══ Data provided ══

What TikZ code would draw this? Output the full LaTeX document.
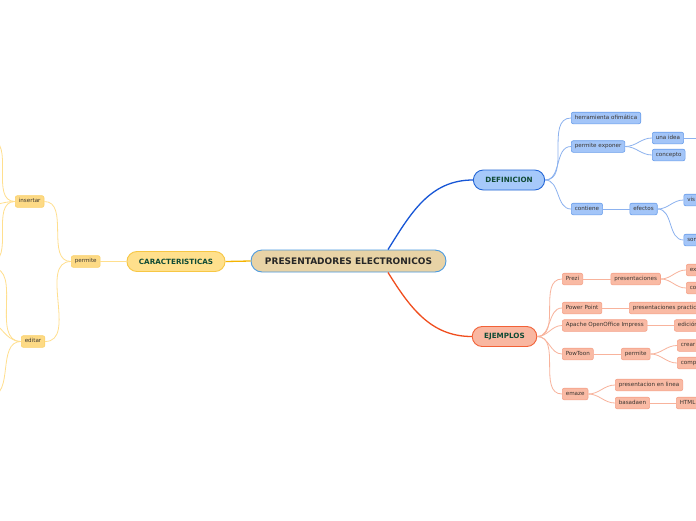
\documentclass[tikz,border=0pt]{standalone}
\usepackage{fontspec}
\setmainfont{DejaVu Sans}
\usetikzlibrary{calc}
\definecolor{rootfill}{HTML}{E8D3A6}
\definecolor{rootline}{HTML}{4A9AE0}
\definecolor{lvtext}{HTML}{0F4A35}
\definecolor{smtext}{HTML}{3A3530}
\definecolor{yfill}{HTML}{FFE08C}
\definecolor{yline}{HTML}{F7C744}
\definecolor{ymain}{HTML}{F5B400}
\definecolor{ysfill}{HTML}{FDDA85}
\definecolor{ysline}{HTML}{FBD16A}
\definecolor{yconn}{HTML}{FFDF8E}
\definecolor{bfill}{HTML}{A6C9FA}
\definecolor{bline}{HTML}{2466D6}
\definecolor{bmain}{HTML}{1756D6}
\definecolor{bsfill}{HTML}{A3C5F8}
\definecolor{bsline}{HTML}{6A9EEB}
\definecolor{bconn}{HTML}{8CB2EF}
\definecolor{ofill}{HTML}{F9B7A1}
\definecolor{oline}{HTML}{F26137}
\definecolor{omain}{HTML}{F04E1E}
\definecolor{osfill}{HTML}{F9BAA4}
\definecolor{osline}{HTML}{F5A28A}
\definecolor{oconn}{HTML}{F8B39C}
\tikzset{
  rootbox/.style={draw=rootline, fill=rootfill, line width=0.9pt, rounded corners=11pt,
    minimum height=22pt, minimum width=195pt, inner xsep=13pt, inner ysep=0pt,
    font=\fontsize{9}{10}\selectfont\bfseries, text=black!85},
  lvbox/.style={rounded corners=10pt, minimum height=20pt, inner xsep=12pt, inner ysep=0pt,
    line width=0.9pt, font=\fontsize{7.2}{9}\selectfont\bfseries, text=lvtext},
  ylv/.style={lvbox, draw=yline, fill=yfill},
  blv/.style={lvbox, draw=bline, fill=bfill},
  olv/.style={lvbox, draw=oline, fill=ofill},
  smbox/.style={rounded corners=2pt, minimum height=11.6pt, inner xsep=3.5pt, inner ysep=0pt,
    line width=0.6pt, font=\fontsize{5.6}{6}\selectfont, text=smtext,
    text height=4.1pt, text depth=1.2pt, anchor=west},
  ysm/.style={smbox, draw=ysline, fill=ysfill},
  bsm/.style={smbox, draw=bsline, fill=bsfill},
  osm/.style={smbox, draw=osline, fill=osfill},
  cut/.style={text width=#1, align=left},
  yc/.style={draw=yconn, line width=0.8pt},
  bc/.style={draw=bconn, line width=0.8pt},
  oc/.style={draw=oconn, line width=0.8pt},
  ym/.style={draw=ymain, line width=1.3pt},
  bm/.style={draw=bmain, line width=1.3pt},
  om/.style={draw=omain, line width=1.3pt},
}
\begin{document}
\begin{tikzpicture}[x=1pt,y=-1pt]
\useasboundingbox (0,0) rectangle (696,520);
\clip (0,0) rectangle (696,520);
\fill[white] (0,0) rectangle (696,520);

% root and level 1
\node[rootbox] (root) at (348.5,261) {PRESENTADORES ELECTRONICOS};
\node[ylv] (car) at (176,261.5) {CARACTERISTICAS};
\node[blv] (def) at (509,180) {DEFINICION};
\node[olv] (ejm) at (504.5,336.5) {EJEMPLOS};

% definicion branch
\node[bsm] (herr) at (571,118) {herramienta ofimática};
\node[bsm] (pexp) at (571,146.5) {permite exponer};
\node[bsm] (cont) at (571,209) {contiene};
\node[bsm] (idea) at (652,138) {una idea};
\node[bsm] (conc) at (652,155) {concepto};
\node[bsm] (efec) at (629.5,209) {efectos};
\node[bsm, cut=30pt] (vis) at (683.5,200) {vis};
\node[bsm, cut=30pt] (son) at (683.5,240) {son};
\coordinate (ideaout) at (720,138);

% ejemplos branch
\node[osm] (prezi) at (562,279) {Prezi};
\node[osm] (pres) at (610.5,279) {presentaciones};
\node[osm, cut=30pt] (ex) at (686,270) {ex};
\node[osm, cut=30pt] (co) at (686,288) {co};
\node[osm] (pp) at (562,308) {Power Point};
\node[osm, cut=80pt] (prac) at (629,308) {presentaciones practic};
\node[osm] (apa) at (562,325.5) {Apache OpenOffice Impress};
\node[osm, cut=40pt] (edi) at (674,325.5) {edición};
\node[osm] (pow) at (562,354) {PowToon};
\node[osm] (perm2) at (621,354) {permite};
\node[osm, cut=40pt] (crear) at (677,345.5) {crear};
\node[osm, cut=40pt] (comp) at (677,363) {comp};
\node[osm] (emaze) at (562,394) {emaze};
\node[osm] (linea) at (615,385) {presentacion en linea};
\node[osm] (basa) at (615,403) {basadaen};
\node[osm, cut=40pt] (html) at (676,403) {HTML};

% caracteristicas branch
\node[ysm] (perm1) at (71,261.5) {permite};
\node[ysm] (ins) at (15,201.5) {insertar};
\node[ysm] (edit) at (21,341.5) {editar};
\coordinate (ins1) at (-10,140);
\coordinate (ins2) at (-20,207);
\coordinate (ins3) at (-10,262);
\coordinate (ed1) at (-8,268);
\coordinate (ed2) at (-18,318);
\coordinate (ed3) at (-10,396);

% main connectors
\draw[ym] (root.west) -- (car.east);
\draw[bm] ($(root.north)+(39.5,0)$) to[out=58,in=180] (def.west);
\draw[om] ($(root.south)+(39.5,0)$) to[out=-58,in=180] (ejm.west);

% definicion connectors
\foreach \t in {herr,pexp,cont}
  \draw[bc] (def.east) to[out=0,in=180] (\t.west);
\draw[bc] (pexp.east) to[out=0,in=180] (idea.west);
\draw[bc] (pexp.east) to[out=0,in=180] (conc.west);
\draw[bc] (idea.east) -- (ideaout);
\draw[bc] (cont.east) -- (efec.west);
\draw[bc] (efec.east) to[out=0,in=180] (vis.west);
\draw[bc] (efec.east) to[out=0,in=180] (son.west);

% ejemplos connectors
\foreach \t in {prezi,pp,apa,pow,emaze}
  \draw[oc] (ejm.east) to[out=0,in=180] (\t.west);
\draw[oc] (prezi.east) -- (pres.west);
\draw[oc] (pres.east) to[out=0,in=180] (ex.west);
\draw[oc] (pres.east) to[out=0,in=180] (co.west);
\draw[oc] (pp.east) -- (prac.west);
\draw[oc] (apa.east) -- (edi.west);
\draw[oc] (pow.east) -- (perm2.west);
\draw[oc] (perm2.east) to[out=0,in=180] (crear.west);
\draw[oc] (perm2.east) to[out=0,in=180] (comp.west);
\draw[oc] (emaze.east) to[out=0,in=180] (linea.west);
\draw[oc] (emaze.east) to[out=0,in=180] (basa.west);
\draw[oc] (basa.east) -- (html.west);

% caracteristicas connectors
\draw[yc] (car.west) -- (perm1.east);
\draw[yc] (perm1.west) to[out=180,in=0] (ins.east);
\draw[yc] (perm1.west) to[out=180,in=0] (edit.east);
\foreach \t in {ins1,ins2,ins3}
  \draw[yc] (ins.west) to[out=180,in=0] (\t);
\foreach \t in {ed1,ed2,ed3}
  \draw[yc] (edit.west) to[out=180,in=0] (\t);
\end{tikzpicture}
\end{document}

═══

Problem requirements
Every line of the data above should be quoted exactly. Omit the pictures.

Exercise response
What TikZ code would draw this? Output the full LaTeX document.
\documentclass[tikz,border=0pt]{standalone}
\usepackage{fontspec}
\setmainfont{DejaVu Sans}
\usetikzlibrary{calc}
\definecolor{rootfill}{HTML}{E8D3A6}
\definecolor{rootline}{HTML}{4A9AE0}
\definecolor{lvtext}{HTML}{0F4A35}
\definecolor{smtext}{HTML}{3A3530}
\definecolor{yfill}{HTML}{FFE08C}
\definecolor{yline}{HTML}{F7C744}
\definecolor{ymain}{HTML}{F5B400}
\definecolor{ysfill}{HTML}{FDDA85}
\definecolor{ysline}{HTML}{FBD16A}
\definecolor{yconn}{HTML}{FFDF8E}
\definecolor{bfill}{HTML}{A6C9FA}
\definecolor{bline}{HTML}{2466D6}
\definecolor{bmain}{HTML}{1756D6}
\definecolor{bsfill}{HTML}{A3C5F8}
\definecolor{bsline}{HTML}{6A9EEB}
\definecolor{bconn}{HTML}{8CB2EF}
\definecolor{ofill}{HTML}{F9B7A1}
\definecolor{oline}{HTML}{F26137}
\definecolor{omain}{HTML}{F04E1E}
\definecolor{osfill}{HTML}{F9BAA4}
\definecolor{osline}{HTML}{F5A28A}
\definecolor{oconn}{HTML}{F8B39C}
\tikzset{
  rootbox/.style={draw=rootline, fill=rootfill, line width=0.9pt, rounded corners=11pt,
    minimum height=22pt, minimum width=195pt, inner xsep=13pt, inner ysep=0pt,
    font=\fontsize{9}{10}\selectfont\bfseries, text=black!85},
  lvbox/.style={rounded corners=10pt, minimum height=20pt, inner xsep=12pt, inner ysep=0pt,
    line width=0.9pt, font=\fontsize{7.2}{9}\selectfont\bfseries, text=lvtext},
  ylv/.style={lvbox, draw=yline, fill=yfill},
  blv/.style={lvbox, draw=bline, fill=bfill},
  olv/.style={lvbox, draw=oline, fill=ofill},
  smbox/.style={rounded corners=2pt, minimum height=11.6pt, inner xsep=3.5pt, inner ysep=0pt,
    line width=0.6pt, font=\fontsize{5.6}{6}\selectfont, text=smtext,
    text height=4.1pt, text depth=1.2pt, anchor=west},
  ysm/.style={smbox, draw=ysline, fill=ysfill},
  bsm/.style={smbox, draw=bsline, fill=bsfill},
  osm/.style={smbox, draw=osline, fill=osfill},
  cut/.style={text width=#1, align=left},
  yc/.style={draw=yconn, line width=0.8pt},
  bc/.style={draw=bconn, line width=0.8pt},
  oc/.style={draw=oconn, line width=0.8pt},
  ym/.style={draw=ymain, line width=1.3pt},
  bm/.style={draw=bmain, line width=1.3pt},
  om/.style={draw=omain, line width=1.3pt},
}
\begin{document}
\begin{tikzpicture}[x=1pt,y=-1pt]
\useasboundingbox (0,0) rectangle (696,520);
\clip (0,0) rectangle (696,520);
\fill[white] (0,0) rectangle (696,520);

% root and level 1
\node[rootbox] (root) at (348.5,261) {PRESENTADORES ELECTRONICOS};
\node[ylv] (car) at (176,261.5) {CARACTERISTICAS};
\node[blv] (def) at (509,180) {DEFINICION};
\node[olv] (ejm) at (504.5,336.5) {EJEMPLOS};

% definicion branch
\node[bsm] (herr) at (571,118) {herramienta ofimática};
\node[bsm] (pexp) at (571,146.5) {permite exponer};
\node[bsm] (cont) at (571,209) {contiene};
\node[bsm] (idea) at (652,138) {una idea};
\node[bsm] (conc) at (652,155) {concepto};
\node[bsm] (efec) at (629.5,209) {efectos};
\node[bsm, cut=30pt] (vis) at (683.5,200) {vis};
\node[bsm, cut=30pt] (son) at (683.5,240) {son};
\coordinate (ideaout) at (720,138);

% ejemplos branch
\node[osm] (prezi) at (562,279) {Prezi};
\node[osm] (pres) at (610.5,279) {presentaciones};
\node[osm, cut=30pt] (ex) at (686,270) {ex};
\node[osm, cut=30pt] (co) at (686,288) {co};
\node[osm] (pp) at (562,308) {Power Point};
\node[osm, cut=80pt] (prac) at (629,308) {presentaciones practic};
\node[osm] (apa) at (562,325.5) {Apache OpenOffice Impress};
\node[osm, cut=40pt] (edi) at (674,325.5) {edición};
\node[osm] (pow) at (562,354) {PowToon};
\node[osm] (perm2) at (621,354) {permite};
\node[osm, cut=40pt] (crear) at (677,345.5) {crear};
\node[osm, cut=40pt] (comp) at (677,363) {comp};
\node[osm] (emaze) at (562,394) {emaze};
\node[osm] (linea) at (615,385) {presentacion en linea};
\node[osm] (basa) at (615,403) {basadaen};
\node[osm, cut=40pt] (html) at (676,403) {HTML};

% caracteristicas branch
\node[ysm] (perm1) at (71,261.5) {permite};
\node[ysm] (ins) at (15,201.5) {insertar};
\node[ysm] (edit) at (21,341.5) {editar};
\coordinate (ins1) at (-10,140);
\coordinate (ins2) at (-20,207);
\coordinate (ins3) at (-10,262);
\coordinate (ed1) at (-8,268);
\coordinate (ed2) at (-18,318);
\coordinate (ed3) at (-10,396);

% main connectors
\draw[ym] (root.west) -- (car.east);
\draw[bm] ($(root.north)+(39.5,0)$) to[out=58,in=180] (def.west);
\draw[om] ($(root.south)+(39.5,0)$) to[out=-58,in=180] (ejm.west);

% definicion connectors
\foreach \t in {herr,pexp,cont}
  \draw[bc] (def.east) to[out=0,in=180] (\t.west);
\draw[bc] (pexp.east) to[out=0,in=180] (idea.west);
\draw[bc] (pexp.east) to[out=0,in=180] (conc.west);
\draw[bc] (idea.east) -- (ideaout);
\draw[bc] (cont.east) -- (efec.west);
\draw[bc] (efec.east) to[out=0,in=180] (vis.west);
\draw[bc] (efec.east) to[out=0,in=180] (son.west);

% ejemplos connectors
\foreach \t in {prezi,pp,apa,pow,emaze}
  \draw[oc] (ejm.east) to[out=0,in=180] (\t.west);
\draw[oc] (prezi.east) -- (pres.west);
\draw[oc] (pres.east) to[out=0,in=180] (ex.west);
\draw[oc] (pres.east) to[out=0,in=180] (co.west);
\draw[oc] (pp.east) -- (prac.west);
\draw[oc] (apa.east) -- (edi.west);
\draw[oc] (pow.east) -- (perm2.west);
\draw[oc] (perm2.east) to[out=0,in=180] (crear.west);
\draw[oc] (perm2.east) to[out=0,in=180] (comp.west);
\draw[oc] (emaze.east) to[out=0,in=180] (linea.west);
\draw[oc] (emaze.east) to[out=0,in=180] (basa.west);
\draw[oc] (basa.east) -- (html.west);

% caracteristicas connectors
\draw[yc] (car.west) -- (perm1.east);
\draw[yc] (perm1.west) to[out=180,in=0] (ins.east);
\draw[yc] (perm1.west) to[out=180,in=0] (edit.east);
\foreach \t in {ins1,ins2,ins3}
  \draw[yc] (ins.west) to[out=180,in=0] (\t);
\foreach \t in {ed1,ed2,ed3}
  \draw[yc] (edit.west) to[out=180,in=0] (\t);
\end{tikzpicture}
\end{document}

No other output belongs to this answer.